But although I have a really ordinary voice, I've always enjoyed singing. When I got to high school, I was invited to join the Belmont High School Choral Group, which I thought was a great honour. I was a tenor for a brief time, but my voice deepened and I had to change to bass.
We used to sing a version of the well-known Bach choral from St Matthew Passion, which as a hymn is called O Sacred Head, Sore Wounded. But our version was called Commit Thy Way To Jesus.
And we sang what we called Negro Spirituals such as Who's That a-calling? and Standing in the Need of Prayer. I think we should call them African-American Spirituals currently, until the next name change...
In the 1960s, it seemed that every school had a choir and choral group, but few had bands. These days, lots of schools have stage bands and concert bands, but not so many have choirs.
Quite a few of my piano students over the 40 years I've been teaching piano have been shy about singing. They think that a musician is someone who presses keys, hits things or blows into metal or wood.

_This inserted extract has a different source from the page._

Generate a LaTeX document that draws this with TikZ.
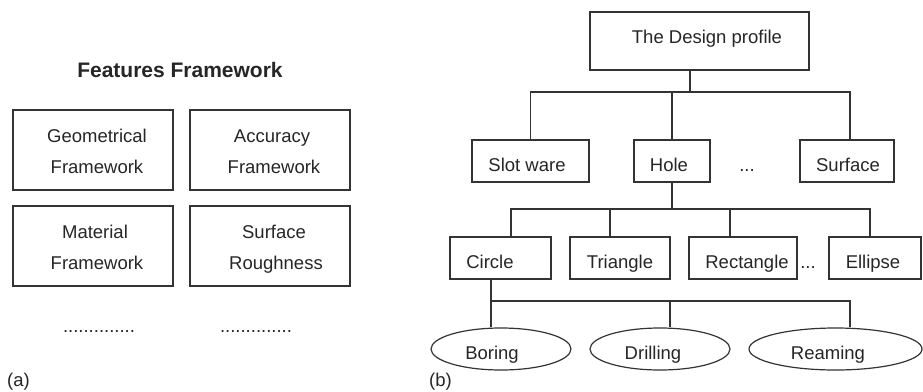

But a singer, they think, is a person who hangs round with a bunch of musicians.
WRONG! That's a drummer! [Sorry Pete...]
I think everyone should learn to sing for these reasons:
1. Sing to praise the God who made you for the wonderful world he has given us and especially for sending his Son Jesus to die for our sins.
2. Learn to sing so you can sing to your children and grandchildren.
3. If you learn to use your very first instrument [your own body and especially your voice], playing another instrument will come more easily and you will play it more musically if you play what you are singing in your head.
You are a really terrific portable musical instrument that doesn't need to be plugged in and won't run out of batteries for ages, we hope.